You can actually get something done, with four days off. Two days is just
barely enough to take care of the essentials and recover before its time to go
back to work.

------
ianzabel
I wanted to spend more time in volunteer work with my wife, so I took a job
that allows me to work four 8-hour days. It came with a pay cut, but I was
willing to take that. My schedule is every other Monday and Friday. That means
I have alternating 2-day and 4-day weekends.

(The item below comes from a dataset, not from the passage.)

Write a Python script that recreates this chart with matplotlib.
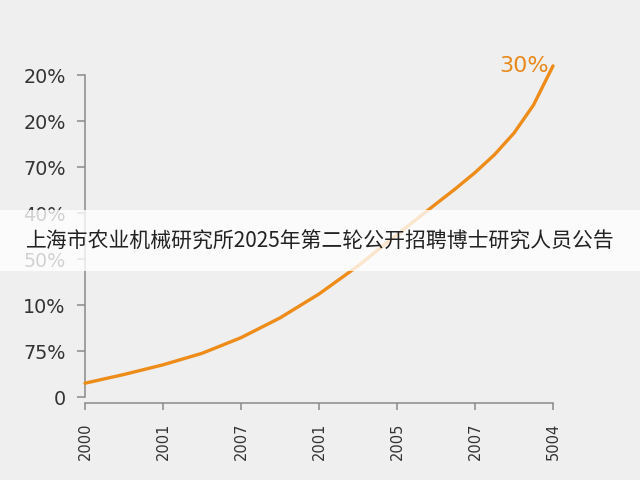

It's been awesome! Been doing it for about 9 months now. I love the time I
spend outside of work on my personal pursuits, and the extra time to spend
with my wife, too. It's great for taking roadtrips or taking care of other
things when they come up.

I've recently turned down a job that would have paid me SIGNIFICANTLY more
money (about 50% more) if I went back to 5 days. For now, I'm enjoying my
schedule too much.

It sounds like you have good reasons, especially #2. There's nothing like
spending time with the people you love. Do it!

------
grecy
I have a flex work arrangement right now where I do ~45 minutes extra per day
to bank the time and take every second Friday off.

By the time you throw in Stat holidays, leave days and the odd sick day, a 5
day work week is abnormal, not normal.

The headspace I get from a 3 day weekend seems to be an order of magnitude
more than a 2 day weekend. 4 day weekend is another order of magnitude.

------
badloginagain
I worked at 4 10-hour day job a few years back. It was probably the best
experience I've ever had working.

The week is exhausting, but I usually work more than the 8 hours anyways, so
it was actually not much different from my usual work-week.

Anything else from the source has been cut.